Herald/Steven Doll - Members of the Fort Hood Officers’ Wives Club perform a can-can dance during its 24th annual Wild West Night Saturday at Club Hood.

By Alicia Lacy

Killeen Daily Herald

They owned the night, and the building, too.

Traffic was flowing in and out of Club Hood with guests dressed in western attire for the 24th annual Fort Hood Officers' Wives Club Wild West Night.

The women took over Club Hood for a night in the Old West.

One of the club's biggest fundraising events of the year, the night offered a plethora of activities, including guests trying their luck at one of several blackjack tables, roulette or the Texas Hold 'Em tournament, dancing to music played by Zach Huckabee and the Offenders, bidding on items in the silent or live auctions or seeing how long they could last on the mechanical bull.

Ingrid Allen, wife of the 3rd Armored Cavalry Regiment's commander Col. Reginald Allen, tried her luck on the bull, lasting six seconds before she slipped off.

Unsuspecting attendees were arrested and thrown into a jail cell for 10 minutes, unless they could put up bond to pay their way out.

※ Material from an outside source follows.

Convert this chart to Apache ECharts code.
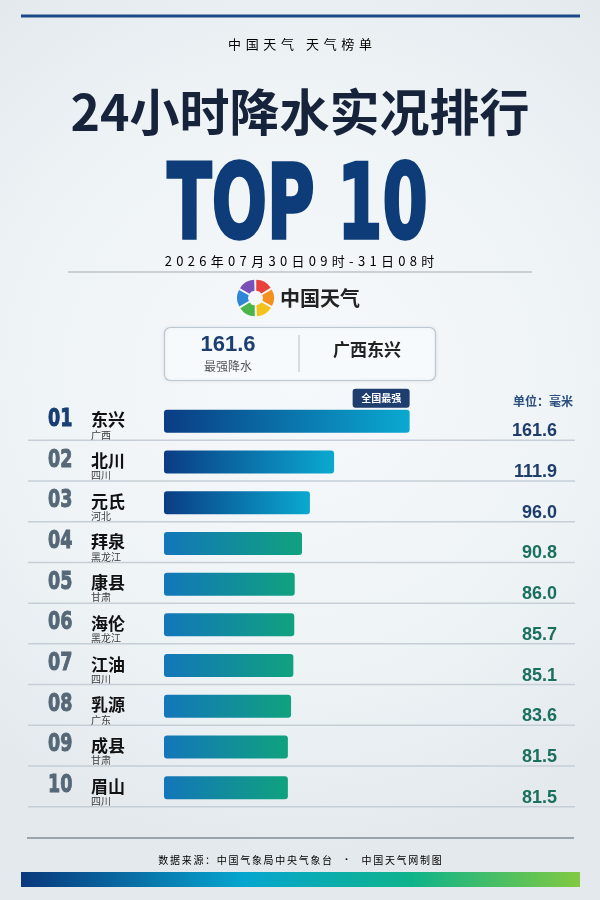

Fort Hood's Enlisted Spouses Club ran the jail, with deputized sergeants major making the arrests.

Since many of the organizers were new to the event, Angela "Annie" Oakley, event chair, said the committee wanted to put a modern twist on the annual fundraiser, with the Can-Can Girls dancing to Lady Gaga's "Poker Face," to appeal to a much younger crowd.

Karen Kaylor, president of Copperas Cove's VFW Ladies Auxiliary, said she's been coming to the Wild West night for the past five years.

"I come for the auctions," she said. "It's for a good cause, and it's a nice night out in a great atmosphere."

For this year's event, the club received a large number of donations from local businesses as well as businesses from across the state.

"It's been amazing," Oakley said. "People want to give and help us and the community because the organization supports the community."

Though attendance wasn't as large as it has been in past years, event organizers were confident the club would reach its fundraising goal of $40,000.

"Success in my eyes are people enjoying themselves and opening their wallets," Oakley said Saturday. "You can hear the screams and hoots."

All proceeds from the event are deposited into a welfare account and go back into the community through scholarships or donations made to charitable organizations.